Code Monkey home page Code Monkey logo

Comments (10)

juntang-zhuang avatar juntang-zhuang commented on June 23, 2024

Hi, thanks a lot for comment, please refer to the PyTorch code whenever there's a difference, because it's what I used for experiments.

In the Algorithm Part, when adding eps to s_t, it will finally pass to \hat{s_t} in the update, which is used in the denominator for update. I would take the code to be correct for now. (Also note that in the algo, eps is directly added to s_t before bias correction, which match the code.
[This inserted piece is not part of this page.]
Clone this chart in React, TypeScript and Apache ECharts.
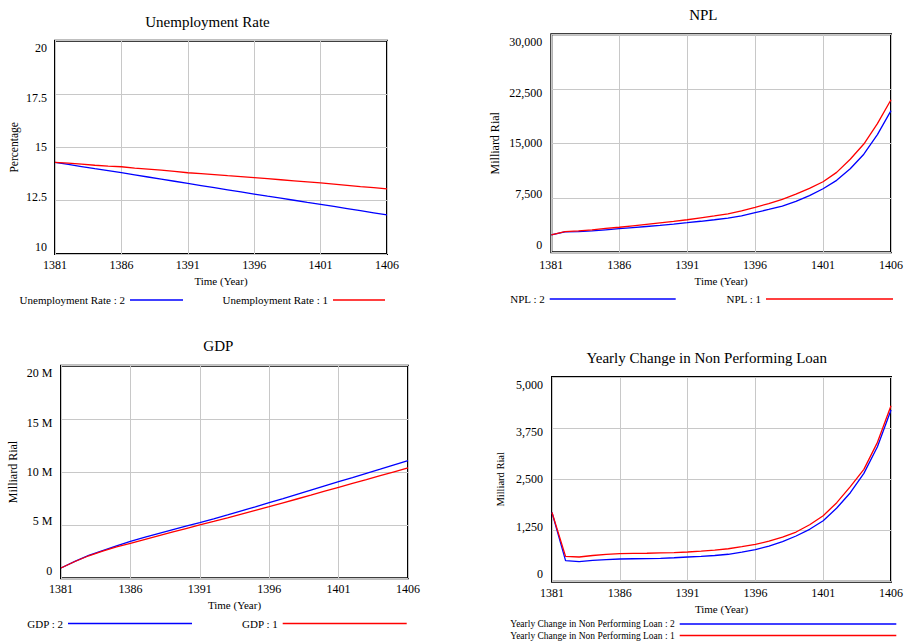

It might be more precise to think about whether adding eps before or after bias correction.)

Similarly for the max_exp_avg_var, the eps is added to max_exp_avg_var because it's the denominator, though adding to exp_arg_var(s_t) will finally pass to the denominator (I have not tested it yet). Also note that in our experiments we found ams_grad never helps for AdaBelief, so I never carefully tested ams_grad in following experiments.

PS: the implementation in Tensorflow is different from PyTorch, even for Adam. That's why they use different default eps.

from adabelief-optimizer.

tatsuhiko-inoue avatar tatsuhiko-inoue commented on June 23, 2024

Thunk you for your reply.

I note whether eps is added to s_{t-1} of next update, not bias correction.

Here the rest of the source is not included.